I currently run with the usage fault, memmanage fault, and bus fault handlers disabled because I consider all these fatal errors. I'm only interested in logging the causes of the faults to a persistent storage and rebooting, so I force everything to escalate to hard fault.
I currently have a hard fault handler that looks like this:
__asm volatile ( " ldr r1, =last_fault \n" // get the persistent data address " mov r2, #1 \n" // store the fault type " str r2, [r1, #28] \n" " tst lr, #4 \n" // Determine which banked stack pointer we were using when the fault occurred " ittee eq \n" " mrseq r0, msp \n" // Load the appropriate stack pointer " andeq r4, r0, #0x80000000 \n" // And mark which one it was " mrsne r0, psp \n" " movne r4, r0 \n" " str r4, [r1, #16] \n" // put away the stack register " ldr r3, [r0, #20] \n" // stored lr " ldr r2, [r0, #24] \n" // stored pc " ldr r5, [r0, #0] \n" // stored r0 " ldr r6, [r0, #4] \n" // stored r1 " str r3, [r1, #12] \n" // put away the lr " str r2, [r1, #8] \n" // put away the pc " str r5, [r1, #20] \n" // put away cached r0 " str r6, [r1, #24] \n" // put away cached r1 " ldr r2, handler2_address_const \n" // a handler that parses the fault status registers " blx r2 \n" " handler2_address_const: .word store_fault_info \n" " bkpt 255" // force a lockup and reset the chip );
This has served me well for a lot of simple faults - null pointer dereferences, etc.
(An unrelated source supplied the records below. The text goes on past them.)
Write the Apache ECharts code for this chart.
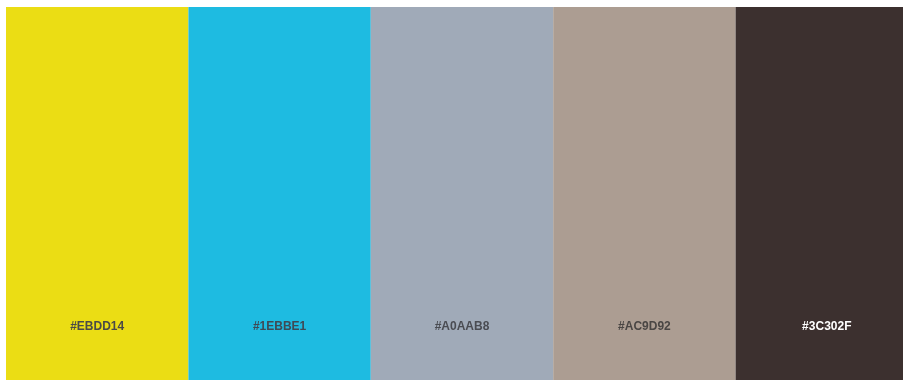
<!DOCTYPE html>
<html>
<head>
<meta charset="utf-8">
<script src="https://cdn.jsdelivr.net/npm/echarts@6/dist/echarts.min.js"></script>
<style>
html,body{margin:0;padding:0;background:#ffffff;}
#chart{width:903px;height:380px;}
</style>
</head>
<body>
<div id="chart"></div>
<script>
const swatchLabels = ['#EBDD14', '#1EBBE1', '#A0AAB8', '#AC9D92', '#3C302F'];
const swatchColors = ['#EBDD14', '#1EBBE1', '#A0AAB8', '#AC9D92', '#3C302F'];
const swatchValues = [1, 1, 1, 1, 1];
const labelColors = ['#4a4a48', '#3f4a55', '#4a4c52', '#4a4644', '#ffffff'];

const chart = echarts.init(document.getElementById('chart'), null, {renderer: 'canvas'});
chart.setOption({
  animation: false,
  backgroundColor: '#ffffff',
  grid: {left: 6, top: 7, width: 912, height: 376, containLabel: false, outerBoundsMode: 'none'},
  xAxis: {
    type: 'category',
    data: swatchLabels,
    show: false,
    boundaryGap: true
  },
  yAxis: {type: 'value', min: 0, max: 1, show: false},
  series: [{
    type: 'bar',
    barCategoryGap: '0%',
    barWidth: '100%',
    data: swatchValues.map((v, i) => ({
      value: v,
      itemStyle: {color: swatchColors[i]},
      label: {color: labelColors[i]}
    })),
    label: {
      show: true,
      position: ['50%', 320],
      align: 'center',
      verticalAlign: 'middle',
      formatter: p => swatchLabels[p.dataIndex],
      fontFamily: 'Liberation Sans, Arial, sans-serif',
      fontWeight: 'bold',
      fontSize: 12
    }
  }]
});
</script>
</body>
</html>
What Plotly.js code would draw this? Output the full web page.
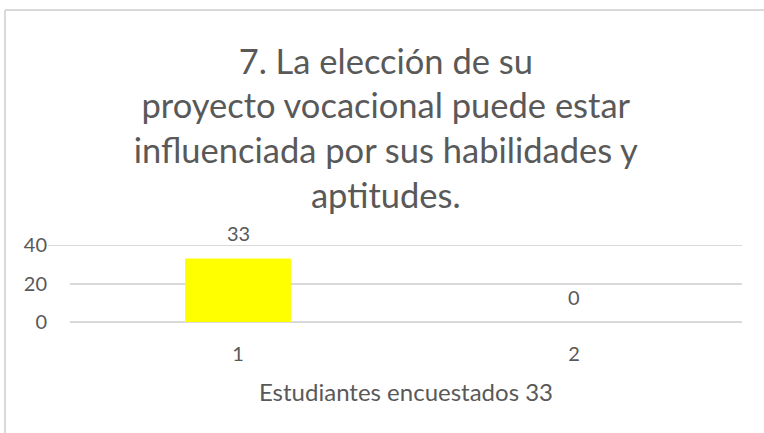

The handler reads the status information, writes it to a peripheral on the K24 called the "system register file" that persists through any reboot that isn't POR or low voltage, and I read it when I boot up.
However, I still get some faults that do not appear to trigger this handler - I get a reboot, and my persistent data is uninitialized. My core question is, why does my handler sometimes not execute when a hard fault occurs? And how can I make it more general to handle this case?
Figured it out: A piece of code from our vendor was implementing a critical section by setting FAULTMASK rather than BASEPRI. This prevented the hard fault handler from firing (when FAULTMASK is set, only NMI handlers may execute) and the device went straight to LOCKUP mode and reset.